Protocol Security Depends on Workflow Integrity

If you modify a protocol's workflow to bypass security controls, you weaken the overall security posture. For instance, if you disable CRL checks to improve performance, revoked certificates can still be used. The protocol's security model assumed CRL checking. Your adapted workflow must either implement an alternative revocation mechanism (e.g., short-lived certificates) or accept the increased risk. Document these trade-offs explicitly.

Workflow Alignment Is Not a One-Time Activity

Teams change. Infrastructure evolves. Compliance requirements tighten. A workflow that works today may break next quarter when the team doubles in size or migrates to a new cloud provider. Re-evaluate protocol alignment at least annually, or whenever a major infrastructure change occurs. Build monitoring to detect workflow drift—for example, alert when certificate renewal takes longer than expected, or when manual approvals are being skipped.

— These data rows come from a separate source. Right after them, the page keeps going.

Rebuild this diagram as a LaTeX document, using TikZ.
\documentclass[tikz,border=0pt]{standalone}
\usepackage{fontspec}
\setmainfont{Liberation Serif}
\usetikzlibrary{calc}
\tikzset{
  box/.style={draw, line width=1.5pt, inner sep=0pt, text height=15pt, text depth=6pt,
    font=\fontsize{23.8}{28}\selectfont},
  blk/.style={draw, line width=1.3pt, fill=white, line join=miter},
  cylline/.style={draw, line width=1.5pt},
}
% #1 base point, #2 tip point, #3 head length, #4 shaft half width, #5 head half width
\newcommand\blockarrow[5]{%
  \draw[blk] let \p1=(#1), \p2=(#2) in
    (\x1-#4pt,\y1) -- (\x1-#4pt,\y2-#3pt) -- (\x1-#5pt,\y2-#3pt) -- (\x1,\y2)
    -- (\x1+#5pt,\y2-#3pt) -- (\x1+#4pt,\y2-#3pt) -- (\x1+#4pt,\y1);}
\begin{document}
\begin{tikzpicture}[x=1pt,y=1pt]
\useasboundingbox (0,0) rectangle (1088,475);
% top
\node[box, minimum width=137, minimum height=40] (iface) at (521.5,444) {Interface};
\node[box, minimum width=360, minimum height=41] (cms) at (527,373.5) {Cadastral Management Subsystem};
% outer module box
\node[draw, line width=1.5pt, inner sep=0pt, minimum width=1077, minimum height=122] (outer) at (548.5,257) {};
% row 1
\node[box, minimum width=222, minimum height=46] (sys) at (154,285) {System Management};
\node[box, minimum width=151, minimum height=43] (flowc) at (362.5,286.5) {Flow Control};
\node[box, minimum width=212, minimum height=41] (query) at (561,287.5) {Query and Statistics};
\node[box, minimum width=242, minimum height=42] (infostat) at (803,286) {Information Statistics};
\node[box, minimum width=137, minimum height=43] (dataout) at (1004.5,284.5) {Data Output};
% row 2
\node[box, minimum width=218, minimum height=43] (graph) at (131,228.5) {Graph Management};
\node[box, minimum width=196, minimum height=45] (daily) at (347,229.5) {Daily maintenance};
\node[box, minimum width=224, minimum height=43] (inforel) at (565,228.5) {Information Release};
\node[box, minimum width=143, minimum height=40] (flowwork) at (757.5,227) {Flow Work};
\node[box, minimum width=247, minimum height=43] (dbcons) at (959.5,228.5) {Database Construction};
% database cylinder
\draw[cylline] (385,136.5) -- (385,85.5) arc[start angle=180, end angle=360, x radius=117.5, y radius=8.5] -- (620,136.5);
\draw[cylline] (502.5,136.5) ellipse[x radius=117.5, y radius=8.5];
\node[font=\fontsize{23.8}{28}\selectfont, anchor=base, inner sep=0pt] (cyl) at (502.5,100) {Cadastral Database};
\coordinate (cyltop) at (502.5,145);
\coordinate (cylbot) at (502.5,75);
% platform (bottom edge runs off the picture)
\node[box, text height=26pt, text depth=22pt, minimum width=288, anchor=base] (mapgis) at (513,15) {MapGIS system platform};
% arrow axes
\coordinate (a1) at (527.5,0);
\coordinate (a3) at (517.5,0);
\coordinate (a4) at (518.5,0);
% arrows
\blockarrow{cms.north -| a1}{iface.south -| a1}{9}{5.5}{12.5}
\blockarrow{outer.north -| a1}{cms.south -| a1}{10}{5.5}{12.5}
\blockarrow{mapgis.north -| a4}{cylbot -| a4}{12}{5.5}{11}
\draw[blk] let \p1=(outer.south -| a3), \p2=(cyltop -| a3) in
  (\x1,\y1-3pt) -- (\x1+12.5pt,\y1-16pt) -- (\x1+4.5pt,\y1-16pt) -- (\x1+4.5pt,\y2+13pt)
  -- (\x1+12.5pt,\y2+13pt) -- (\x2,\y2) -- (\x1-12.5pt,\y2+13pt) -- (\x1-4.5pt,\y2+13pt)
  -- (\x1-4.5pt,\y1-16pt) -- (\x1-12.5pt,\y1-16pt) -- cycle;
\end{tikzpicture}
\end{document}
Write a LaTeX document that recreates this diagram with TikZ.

When to Consider a Different Protocol

If your team's workflow constraints are fundamentally incompatible with a protocol's assumptions, it's better to switch protocols than to force an awkward adaptation. Signs that you need a different protocol: you are constantly fighting the tooling, you have accumulated workarounds that are not documented, or you are operating outside the intended use case (e.g., using a PKI for session keys, or using manual operations for 500 keys). The comparison table in this article can help you identify a better fit.

Finally, remember that no protocol is perfect. The best protocol is the one your team can operate correctly and consistently. Workflow alignment is the bridge between protocol design and operational reality. Use the framework here to evaluate your options, test your assumptions, and iterate as you learn. Start by mapping your current key lifecycle stages to the three patterns, identify the biggest friction points, and prioritize one change at a time. Your keys—and your auditors—will thank you.